* **Instruction**:
Write out the opening lines of the data word for word, up to and including the line with "legend=False, zorder=3, ax=ax)", and leave every picture and every later line out.

* **Data segment**:

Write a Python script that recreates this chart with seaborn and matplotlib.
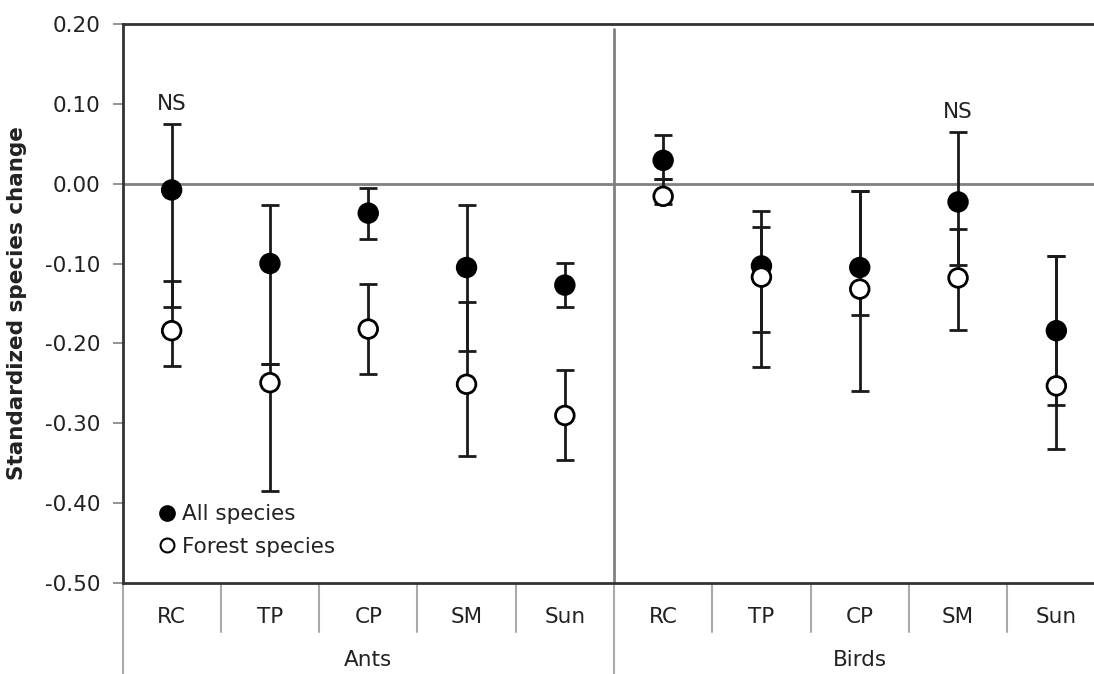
# Import Libraries
import seaborn as sns
import matplotlib.pyplot as plt
import matplotlib.transforms as mtransforms
import pandas as pd
from matplotlib.lines import Line2D

# Data
taxa = ['Ants', 'Birds']
systems = ['RC', 'TP', 'CP', 'SM', 'Sun', 'RC', 'TP', 'CP', 'SM', 'Sun']
all_mean = [-0.008, -0.100, -0.037, -0.105, -0.127, 0.029, -0.103, -0.105, -0.023, -0.184]
all_lo = [-0.155, -0.226, -0.069, -0.210, -0.155, 0.006, -0.186, -0.164, -0.102, -0.277]
all_hi = [0.074, -0.027, -0.005, -0.027, -0.099, 0.061, -0.034, -0.009, 0.065, -0.090]
forest_mean = [-0.184, -0.249, -0.182, -0.251, -0.290, -0.016, -0.117, -0.132, -0.118, -0.253]
forest_lo = [-0.228, -0.385, -0.238, -0.341, -0.346, -0.026, -0.229, -0.260, -0.183, -0.332]
forest_hi = [-0.122, -0.226, -0.125, -0.148, -0.233, 0.006, -0.054, -0.009, -0.057, -0.090]
ns_label = ['NS', '', '', '', '', '', '', '', 'NS', '']

sns.set_style("white")
plt.rcParams['font.family'] = ['DejaVu Sans']
txt = '#222222'
grey = '#808080'

pos = list(range(len(systems)))
df = pd.DataFrame({
    'pos': pos * 2,
    'value': all_mean + forest_mean,
    'series': ['All species'] * 10 + ['Forest species'] * 10,
})

fig = plt.figure(figsize=(10.94, 6.74), dpi=100)
ax = fig.add_axes([122.5 / 1094, 90.6 / 674, 983 / 1094, 559.8 / 674])

# reference lines
ax.axhline(0, color=grey, lw=2, zorder=1)
ax.axvline(4.5, ymin=0, ymax=0.99, color=grey, lw=2, zorder=1)

# error bars
for mean, lo, hi in [(all_mean, all_lo, all_hi), (forest_mean, forest_lo, forest_hi)]:
    yerr = [[m - l for m, l in zip(mean, lo)], [h - m for m, h in zip(mean, hi)]]
    ax.errorbar(pos, mean, yerr=yerr, fmt='none', ecolor='#1a1a1a',
                elinewidth=2, capsize=6.5, capthick=2, zorder=2)

# points
sns.scatterplot(data=df, x='pos', y='value', hue='series',
                palette={'All species': 'black', 'Forest species': 'white'},
                edgecolor='black', linewidth=2, s=180, legend=False, zorder=3, ax=ax)

for p, hi, lab in zip(pos, all_hi, ns_label):
    if lab:
        ax.text(p, hi + 0.025, lab, ha='center', va='center', fontsize=15.5, color=txt)

ax.set_xlim(-0.5, 9.5)
ax.set_ylim(-0.5, 0.2)
ax.set_yticks([0.2, 0.1, 0.0, -0.1, -0.2, -0.3, -0.4, -0.5])
ax.set_yticklabels([f'{v:.2f}' for v in ax.get_yticks()], fontsize=15.5, color=txt)
ax.tick_params(axis='y', direction='out', length=7, width=1.2, color=grey, pad=9, left=True)
ax.set_xticks([])
ax.set_xlabel('')
ax.set_ylabel('Standardized species change', fontsize=15.5, fontweight='bold', color=txt)
ax.yaxis.set_label_coords(-0.097, 0.5)

for side in ['left', 'bottom', 'top']:
    ax.spines[side].set_color('#333333')
    ax.spines[side].set_linewidth(2)
ax.spines['right'].set_visible(False)

# category axis below the plot
trans = mtransforms.blended_transform_factory(ax.transData, ax.transAxes)
for p, s in zip(pos, systems):
    ax.text(p, -0.06, s, transform=trans, ha='center', va='center', fontsize=15.5, color=txt)
for i, t in enumerate(taxa):
    ax.text(2 + 5 * i, -0.137, t, transform=trans, ha='center', va='center', fontsize=15.5, color=txt)
for xs in [0.5, 1.5, 2.5, 3.5, 5.5, 6.5, 7.5, 8.5]:
    ax.plot([xs, xs], [0, -0.087], transform=trans, color='#aaaaaa', lw=1.5, clip_on=False)
for xs in [-0.5, 4.5]:
    ax.plot([xs, xs], [0, -0.2], transform=trans, color='#aaaaaa', lw=1.5, clip_on=False)

handles = [
    Line2D([], [], marker='o', ls='none', markersize=11, markerfacecolor='black',
           markeredgecolor='black', label='All species'),
    Line2D([], [], marker='o', ls='none', markersize=10, markerfacecolor='white',
           markeredgecolor='black', markeredgewidth=1.5, label='Forest species'),
]
ax.legend(handles=handles, loc='upper left', bbox_to_anchor=(0.028, 0.161), frameon=False,
          fontsize=15.5, handlelength=0.6, handletextpad=0.4, labelspacing=0.6,
          borderpad=0, labelcolor=txt)

plt.savefig('out.png', dpi=100)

* **Result for this task**:
Write a Python script that recreates this chart with seaborn and matplotlib.
# Import Libraries
import seaborn as sns
import matplotlib.pyplot as plt
import matplotlib.transforms as mtransforms
import pandas as pd
from matplotlib.lines import Line2D

# Data
taxa = ['Ants', 'Birds']
systems = ['RC', 'TP', 'CP', 'SM', 'Sun', 'RC', 'TP', 'CP', 'SM', 'Sun']
all_mean = [-0.008, -0.100, -0.037, -0.105, -0.127, 0.029, -0.103, -0.105, -0.023, -0.184]
all_lo = [-0.155, -0.226, -0.069, -0.210, -0.155, 0.006, -0.186, -0.164, -0.102, -0.277]
all_hi = [0.074, -0.027, -0.005, -0.027, -0.099, 0.061, -0.034, -0.009, 0.065, -0.090]
forest_mean = [-0.184, -0.249, -0.182, -0.251, -0.290, -0.016, -0.117, -0.132, -0.118, -0.253]
forest_lo = [-0.228, -0.385, -0.238, -0.341, -0.346, -0.026, -0.229, -0.260, -0.183, -0.332]
forest_hi = [-0.122, -0.226, -0.125, -0.148, -0.233, 0.006, -0.054, -0.009, -0.057, -0.090]
ns_label = ['NS', '', '', '', '', '', '', '', 'NS', '']

sns.set_style("white")
plt.rcParams['font.family'] = ['DejaVu Sans']
txt = '#222222'
grey = '#808080'

pos = list(range(len(systems)))
df = pd.DataFrame({
    'pos': pos * 2,
    'value': all_mean + forest_mean,
    'series': ['All species'] * 10 + ['Forest species'] * 10,
})

fig = plt.figure(figsize=(10.94, 6.74), dpi=100)
ax = fig.add_axes([122.5 / 1094, 90.6 / 674, 983 / 1094, 559.8 / 674])

# reference lines
ax.axhline(0, color=grey, lw=2, zorder=1)
ax.axvline(4.5, ymin=0, ymax=0.99, color=grey, lw=2, zorder=1)

# error bars
for mean, lo, hi in [(all_mean, all_lo, all_hi), (forest_mean, forest_lo, forest_hi)]:
    yerr = [[m - l for m, l in zip(mean, lo)], [h - m for m, h in zip(mean, hi)]]
    ax.errorbar(pos, mean, yerr=yerr, fmt='none', ecolor='#1a1a1a',
                elinewidth=2, capsize=6.5, capthick=2, zorder=2)

# points
sns.scatterplot(data=df, x='pos', y='value', hue='series',
                palette={'All species': 'black', 'Forest species': 'white'},
                edgecolor='black', linewidth=2, s=180, legend=False, zorder=3, ax=ax)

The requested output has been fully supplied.